Sauvage est celui qui se sauve a reçu le Grand prix du Roman 2022 décerné par l'Académie royale de langue et littérature française de Belgique.
C’est loin, vu d’ici, la Corée
Il ne portait sur lui qu’un petit pantalon de toile
Des chaussons de caoutchouc vert et blanc
Un bracelet de plastique scellé où quelqu’un avait écrit son nom et l’adresse d’une famille dont il ne savait rien.
Il n’avait dans ses poches ni miettes ni cailloux,
Rien qui lui permette de retrouver son chemin.
Il disait : je porte un masque de Chinois sur un visage d’enfant blanc,
Vous ne voyez que le masque.
Il a pris son visage entre ses mains,
L’a déposé sur le papier, la toile et la terre
Et il est reparti.
Veronika Mabardi suit les traces que son frère a laissées, comme on suit une piste. Elle remonte le chemin vers la fratrie, les jeux, les solidarités de l’enfance. Les liens indéfectibles avec les amis. Les premiers choix et les premiers doutes. Les parents, leurs valeurs, leurs combats. Les assignations d’identité, les dénis, les injonctions à saisir sa chance, à se comporter normalement. Et le chaos qui s’installe dans la vie de ce frère qui a ébranlé ses certitudes. Qu’est-ce qui n’a pas été dit, pas même pensé ?
Sauvage est celui qui se sauve est le livre qui n’aurait jamais dû être écrit. Veronika Mabardi y dresse la cartographie de cette rencontre improbable au sein d’une famille métisse et rend hommage à cet homme, ce frère, artiste en devenir, champion de la disparition, qui dansait sur les limites.
"Qu’est-ce qui vous enthousiasme actuellement ?
Juste avant l’aube, pendant un moment, il y a un silence particulier. Tout est obscur, immobile, tremblant comme le fil d’une funambule. Impossible de ne pas être attentive, aux aguets. Et puis, le jour est là !
Ce qui m’enthousiasme a souvent rapport avec l’étonnement. Un visage dans la foule, un livre sur l’étagère, une photo retrouvée qui modifie la cartographie du souvenir, une idée, une manière de dire qui transforme ma perception de ce qui m’entoure, de la personne qui me parle. Découvrir, au sens premier : soulever une couverture et voir ce qu’elle cachait. " Un entretien en cinq questions par Stéphanie Dambroise, Axelle magazine, mai 2022.
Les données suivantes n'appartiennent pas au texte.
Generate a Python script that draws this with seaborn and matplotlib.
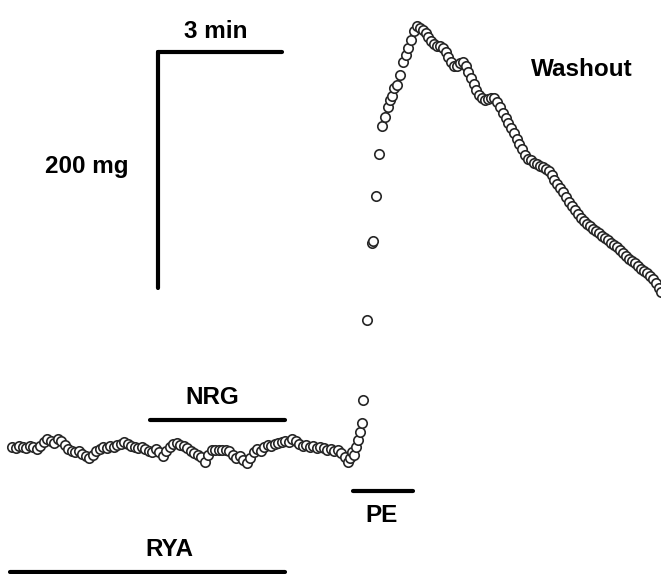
import numpy as np
import pandas as pd
import matplotlib
matplotlib.use("Agg")
import matplotlib.pyplot as plt
import seaborn as sns

# Trace (x = time position, y = trace position, image units)
base_x = [12, 15.5, 19, 22.5, 26, 29.5, 33, 36.5, 40, 43.5, 47, 50.5, 54, 57.5, 61, 64.5,
          68, 71.5, 75, 78.5, 82, 85.5, 89, 92.5, 96, 99.5, 103, 106.5, 110, 113.5, 117,
          120.5, 124, 127.5, 131, 134.5, 138, 141.5, 145, 148.5, 152, 155.5, 159, 162.5,
          166, 169.5, 173, 176.5, 180, 183.5, 187, 190.5, 194, 197.5, 201, 204.5, 208,
          211.5, 215, 218.5, 222, 225.5, 229, 232.5, 236, 239.5, 243, 246.5, 250, 253.5,
          257, 260.5, 264, 267.5, 271, 274.5, 278, 281.5, 285, 288.5, 292, 295.5, 299,
          302.5, 306, 309.5, 313, 316.5, 320, 323.5, 327, 330.5, 334, 337.5, 341, 344.5,
          347.5, 350, 352]
base_y = [447, 448, 446, 447, 448, 446, 447, 449, 446, 442, 439, 441, 443, 439, 441, 445,
          449, 451, 452, 451, 454, 456, 458, 455, 451, 449, 447, 448, 446, 447, 445,
          444, 442, 444, 446, 447, 448, 447, 449, 451, 452, 449, 452, 456,
          451, 447, 444, 443, 445, 446, 448, 451, 453, 455, 457, 462, 455,
          450, 450, 450, 450, 450, 451, 455, 458, 456, 460, 463, 458, 452,
          449, 451, 447, 445, 446, 444, 443, 442, 441, 442, 439, 441, 444,
          446, 445, 447, 446, 448, 447, 448, 450, 449, 451, 450, 453, 457,
          462, 458, 452]

rise_x = [354, 356, 357.5, 360, 362, 363, 367, 372, 373, 376, 379, 382, 385, 388, 390,
          392, 394, 397, 400, 403, 406, 408, 411, 414]
rise_y = [455, 447, 440, 432, 423, 400, 320, 243, 241, 196, 154, 126, 117, 107, 100,
          96, 88, 85, 75, 62, 55, 48, 40, 31]

wash_x = [417, 420, 423, 426, 428, 431, 434, 437, 440, 443, 446, 448, 451, 454, 457, 460,
          463, 466, 468, 471, 474, 476, 479, 482, 485, 488, 491, 494, 497, 500, 503, 506,
          508, 511, 514, 517, 519, 522, 525, 528, 531, 534, 537, 540, 543, 546, 549, 552,
          554, 557, 560, 563, 566, 569, 572, 575, 578, 581, 584, 587, 590, 593, 596, 599,
          602, 605, 608, 611, 614, 617, 620, 623, 626, 629, 632, 635, 638, 641, 644, 647,
          650, 653, 656, 659, 661]
wash_y = [26, 28, 30, 33, 37, 41, 44, 46, 46, 48, 52, 57, 62, 66, 66, 63,
          62, 66, 72, 78, 84, 90, 95, 98, 100, 99, 98, 98, 102, 107, 113, 118,
          123, 128, 133, 139, 144, 149, 155, 159, 160, 163, 164, 166, 167, 169, 171, 175,
          180, 184, 188, 192, 197, 202, 206, 210, 214, 218, 221, 224, 226, 229, 231, 233,
          236, 238, 240, 243, 245, 247, 250, 253, 256, 259, 261, 263, 266, 269, 271, 273,
          276, 279, 283, 288, 292]

# Scale bars and treatment bars
bar_names = ["scale_t", "scale_f", "NRG", "PE", "RYA"]
bar_x = [(158, 282), (158, 158), (150, 285), (353, 413), (10, 285)]
bar_y = [(52, 52), (52, 288), (420, 420), (491, 491), (572, 572)]

labels = ["3 min", "200 mg", "NRG", "PE", "RYA", "Washout"]
label_x = [216, 87, 212, 382, 169, 582]
label_y = [31, 166, 398, 515, 550, 69]

trace = pd.DataFrame({
    "x": base_x + rise_x + wash_x,
    "y": base_y + rise_y + wash_y,
})

sns.set_style("white")
plt.rcParams["font.family"] = ["Liberation Sans", "DejaVu Sans"]

fig = plt.figure(figsize=(6.61, 5.74), dpi=100)
ax = fig.add_axes([0, 0, 1, 1])

sns.scatterplot(data=trace, x="x", y="y", ax=ax, marker="o", s=46,
                facecolor="white", edgecolor="#262626", linewidth=1.2, zorder=3)

for bx, by in zip(bar_x, bar_y):
    ax.plot(bx, by, color="black", lw=3, solid_capstyle="round", zorder=2)

for txt, tx, ty in zip(labels, label_x, label_y):
    ax.text(tx, ty, txt, ha="center", va="center", fontsize=17.5,
            fontweight="bold", color="black")

ax.set_xlim(0, 661)
ax.set_ylim(574, 0)
ax.axis("off")

fig.savefig("out.png", dpi=100)
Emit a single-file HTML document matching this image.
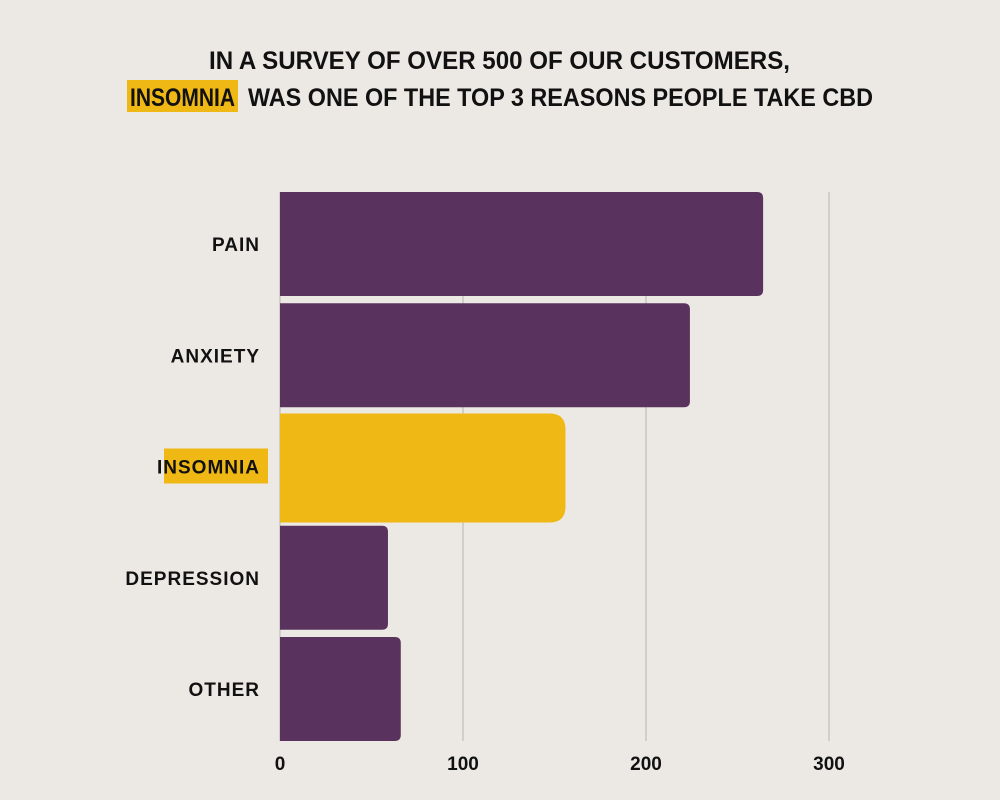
<!DOCTYPE html>
<html><head><meta charset="utf-8"><style>
html,body{margin:0;padding:0;background:#ECE9E4;}
svg{display:block;font-family:"Liberation Sans",sans-serif;font-weight:bold;}
</style></head><body>
<svg id="chart" width="1000" height="800" viewBox="0 0 1000 800">
  <rect width="1000" height="800" fill="#ECE9E4"/>
  <g>
    <text x="209" y="69" font-size="25" textLength="581" lengthAdjust="spacingAndGlyphs" fill="#111">IN A SURVEY OF OVER 500 OF OUR CUSTOMERS,</text>
    <rect x="127" y="80" width="111" height="32" fill="#EFB814"/>
    <text x="130" y="106" font-size="25" textLength="105" lengthAdjust="spacingAndGlyphs" fill="#111">INSOMNIA</text>
    <text x="248" y="106" font-size="25" textLength="625" lengthAdjust="spacingAndGlyphs" fill="#111">WAS ONE OF THE TOP 3 REASONS PEOPLE TAKE CBD</text>
  </g>
  <g id="grid"></g>
  <g id="bars"></g>
  <g id="labels"></g>
  <g id="ticks"></g>
</svg>
<script>
const categories = ["PAIN","ANXIETY","INSOMNIA","DEPRESSION","OTHER"];
const values = [264, 224, 156, 59, 66];
const highlight = [false, false, true, false, false];
const tickValues = [0, 100, 200, 300];
const tickLabels = ["0","100","200","300"];

const NS = "http://www.w3.org/2000/svg";
const x0 = 280, pxPerUnit = (829 - 280) / 300;
const xScale = v => x0 + v * pxPerUnit;
const plotTop = 192, step = 111.25, barH = 104;
const yBand = i => plotTop + i * step;

function mk(tag, attrs, parent){ const e=document.createElementNS(NS,tag); for(const k in attrs) e.setAttribute(k,attrs[k]); parent.appendChild(e); return e; }

const grid=document.getElementById('grid'), bars=document.getElementById('bars'), labels=document.getElementById('labels'), ticks=document.getElementById('ticks');
tickValues.forEach((t,i)=>{
  const x=xScale(t);
  const l=mk('line',{x1:x,x2:x,y1:192,y2:741,stroke:'#C9C6C1','stroke-width':1.5},grid);
  
  
  const tx=mk('text',{x:x,y:770,'text-anchor':'middle','font-size':19,fill:'#111'},ticks);
  tx.textContent=tickLabels[i];
  
  
});
categories.forEach((c,i)=>{
  const hl=highlight[i];
  const y=yBand(i)+(hl?-1:0), h=barH+(hl?5:0);
  const w=xScale(values[i])-x0, r=hl?16:6;
  const d=`M${x0},${y} H${x0+w-r} Q${x0+w},${y} ${x0+w},${y+r} V${y+h-r} Q${x0+w},${y+h} ${x0+w-r},${y+h} H${x0} Z`;
  const p=mk('path',{d:d,fill:hl?'#EFB814':'#5A325E'},bars);
  
  
  const cy=yBand(i)+barH/2;
  if(hl){
    const bx=mk('rect',{x:164,y:cy-18,width:104,height:35,fill:'#EFB814'},labels);
    
    
  }
  const t=mk('text',{x:260,y:cy+7,'text-anchor':'end','font-size':19,fill:'#111','letter-spacing':'1'},labels);
  t.textContent=c;
  
  
});
</script>
</body></html>
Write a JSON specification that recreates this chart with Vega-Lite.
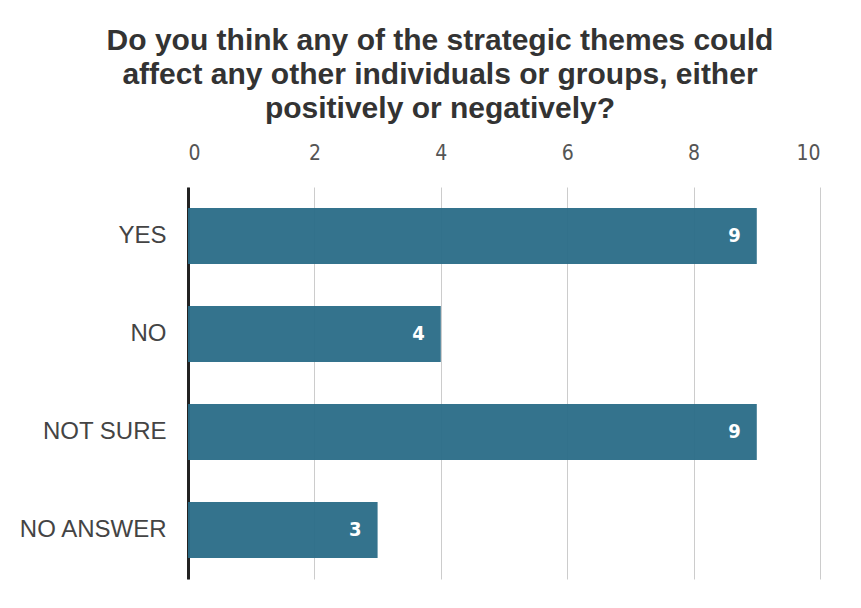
{
  "$schema": "https://vega.github.io/schema/vega-lite/v6.json",
  "width": 632,
  "height": 392,
  "autosize": {"type": "none"},
  "padding": {"left": 188, "top": 187, "right": 41, "bottom": 29},
  "background": "white",
  "title": {
    "text": ["Do you think any of the strategic themes could", "affect any other individuals or groups, either", "positively or negatively?"],
    "font": "Liberation Sans",
    "fontSize": 30,
    "fontWeight": "bold",
    "color": "#333333",
    "lineHeight": 34,
    "anchor": "middle",
    "dx": -64,
    "offset": 18
  },
  "data": {
    "values": [
      {"answer": "YES", "count": 9},
      {"answer": "NO", "count": 4},
      {"answer": "NOT SURE", "count": 9},
      {"answer": "NO ANSWER", "count": 3}
    ]
  },
  "config": {
    "view": {"stroke": null}
  },
  "encoding": {
    "y": {
      "field": "answer",
      "type": "nominal",
      "sort": null,
      "scale": {"paddingInner": 0.43, "paddingOuter": 0.215},
      "axis": {
        "title": null,
        "ticks": false,
        "labelFont": "Liberation Sans",
        "labelFontSize": 24,
        "labelColor": "#444444",
        "labelPadding": 22,
        "domainColor": "#222222",
        "domainWidth": 3
      }
    },
    "x": {
      "field": "count",
      "type": "quantitative",
      "scale": {"domain": [0, 10]},
      "axis": {
        "orient": "top",
        "title": null,
        "values": [0, 2, 4, 6, 8, 10],
        "ticks": false,
        "domain": false,
        "labelFont": "DejaVu Sans Condensed",
        "labelFontSize": 21,
        "labelColor": "#555555",
        "labelPadding": 24,
        "gridColor": "#cccccc",
        "gridWidth": 1
      }
    }
  },
  "layer": [
    {"mark": {"type": "bar", "color": "#296c87", "opacity": 0.95}},
    {
      "mark": {"type": "text", "align": "right", "dx": -16, "color": "white", "fontWeight": "bold", "fontSize": 20, "font": "DejaVu Sans Condensed"},
      "encoding": {"text": {"field": "count", "type": "quantitative"}}
    }
  ]
}
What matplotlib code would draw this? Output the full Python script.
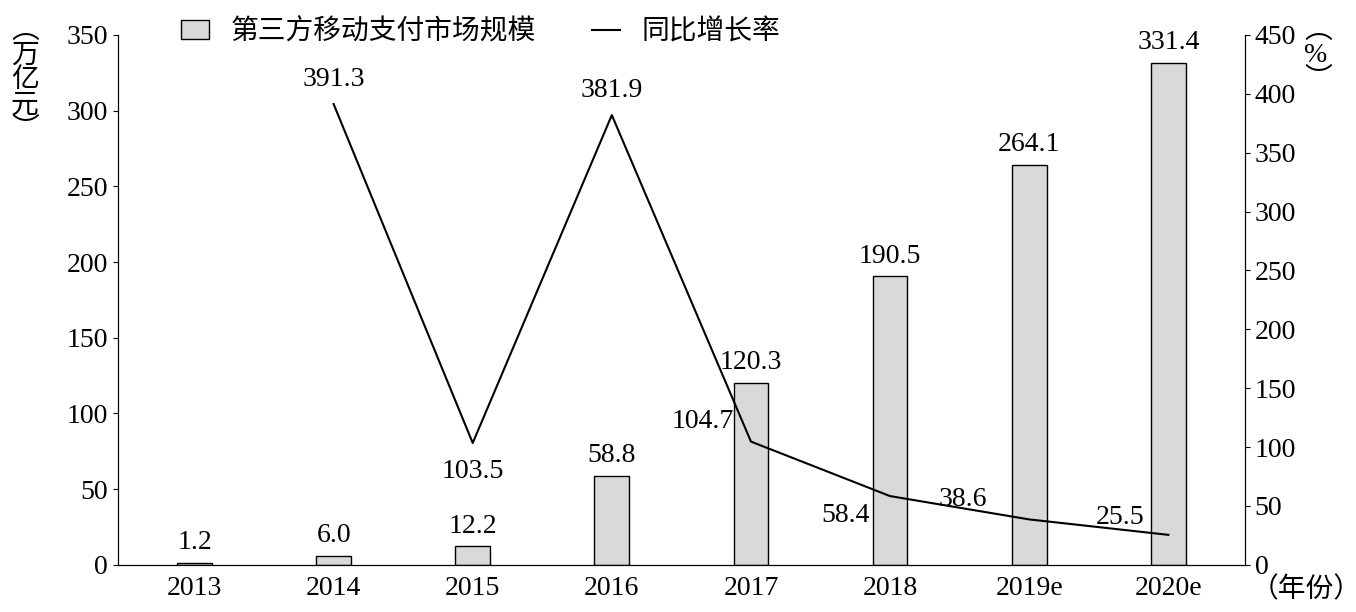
import matplotlib
matplotlib.use("Agg")
import matplotlib.pyplot as plt
from matplotlib.patches import Patch
from matplotlib.lines import Line2D

years = ["2013", "2014", "2015", "2016", "2017", "2018", "2019e", "2020e"]
scale = [1.2, 6.0, 12.2, 58.8, 120.3, 190.5, 264.1, 331.4]
growth_years = ["2014", "2015", "2016", "2017", "2018", "2019e", "2020e"]
growth = [391.3, 103.5, 381.9, 104.7, 58.4, 38.6, 25.5]

fam = ['Liberation Serif', 'Noto Sans CJK SC']
plt.rcParams['font.family'] = fam
FS = 20

fig = plt.figure(figsize=(13.56, 6.12), dpi=100)
ax = fig.add_axes([0.087, 0.077, 0.831, 0.866])
ax2 = ax.twinx()
x = list(range(len(years)))
ax.bar(x, scale, width=0.25, color='#d9d9d9', edgecolor='black', linewidth=1, zorder=2)
for xi, v in zip(x, scale):
    ax.text(xi, v + 5, f"{v:.1f}", ha='center', va='bottom', fontsize=FS)
ax.set_ylim(0, 350)
ax.set_yticks(range(0, 351, 50))
ax.set_xlim(-0.55, len(years) - 0.45)
ax.set_xticks(x)
ax.set_xticklabels(years, fontsize=FS)
ax.tick_params(axis='x', length=0, pad=8)
ax.tick_params(axis='y', labelsize=FS, direction='out')

gx = [years.index(y) for y in growth_years]
ax2.plot(gx, growth, color='black', linewidth=1.5, zorder=3)
ax2.set_ylim(0, 450)
ax2.set_yticks(range(0, 451, 50))
ax2.tick_params(axis='y', labelsize=FS, direction='out')
offsets = [(0, 10, 'center', 'bottom'), (0, -14, 'center', 'top'), (0, 10, 'center', 'bottom'),
           (-0.12, 6, 'right', 'bottom'), (-0.15, -6, 'right', 'top'), (-0.3, 6, 'right', 'bottom'),
           (-0.35, 4, 'center', 'bottom')]
for xi, v, (dx, dy, ha, va) in zip(gx, growth, offsets):
    ax2.text(xi + dx, v + dy, f"{v:.1f}", ha=ha, va=va, fontsize=FS)

for a in (ax, ax2):
    a.spines['top'].set_visible(False)

handles = [Patch(facecolor='#d9d9d9', edgecolor='black'), Line2D([], [], color='black', linewidth=1.5)]
fig.legend(handles, ["第三方移动支付市场规模", "同比增长率"], loc='upper left',
           bbox_to_anchor=(0.115, 1.01), ncol=2, frameon=False,
           handlelength=1.0, columnspacing=2.0, prop={'family': fam, 'size': FS})
ax.legend_ = None
fig.legend_handles = None
fig.text(0.008, 0.97, "︵\n万\n亿\n元\n︶", va='top', ha='left', fontsize=FS, linespacing=1.0)
fig.text(0.962, 0.97, "︵\n%\n︶", va='top', ha='left', fontsize=FS, linespacing=1.0)
fig.text(0.922, 0.035, "（年份）", va='center', ha='left', fontsize=FS)
fig.savefig("out.png", dpi=100)
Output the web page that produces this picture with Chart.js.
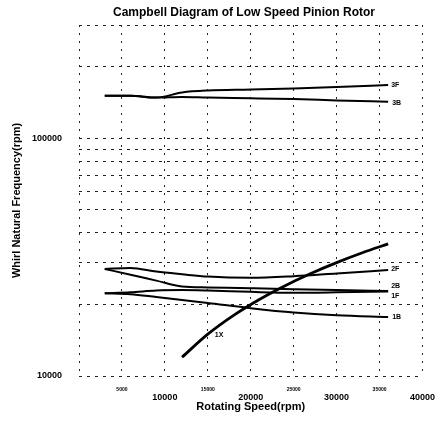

"Pour restituer au monde cette brève existence, elle va retrouver les souvenirs heureux de leur enfance commune, les quatre cents coups de ce nouveau petit frère. Puis viennent les incartades de son adolescence, les difficultés de son orientation, les premières fugues et les dangereuses expériences rencontrées en chemin…
Mais aussi la complicité des repas du dimanche, les engueulades dans une famille où on s’aime, son goût précoce pour le dessin qui apaise le gamin turbulent, leurs discussions entre deux absences, sa douce présence au chevet de leur mère hospitalisée.
Elle veut témoigner de ses fuites permanentes, de ses retours pitoyables, de sa parole empêchée, de ses interrogations sans réponse, de cette tentation d’un suicide à laquelle il ne pouvait se résoudre de peur d’accabler ses parents.
De son “refus d’entrer dans le système, parce que ce serait renoncer à regarder la vie les yeux ouverts”.
Elle veut découvrir ce qu’il a laissé de son passage furtif sur une terre qui n’était pas la sienne. Pour explorer le contenu de la grosse caisse volontairement oubliée dans un coin de grenier après son décès, elle attendra vingt ans.
Parce qu’il lui a fallu ce temps pour accepter d’explorer et de confier aux flammes qui libèrent, les traces confiées à des lettres, à des carnets, des aspects les plus sombres de la vie de Shin Do, un monde cruel où il se débattait avec les mots qu’il ne pouvait dire. Vingt ans pour arriver à conter son histoire." Christiane Sistac, Mare Nostrum, février 2022.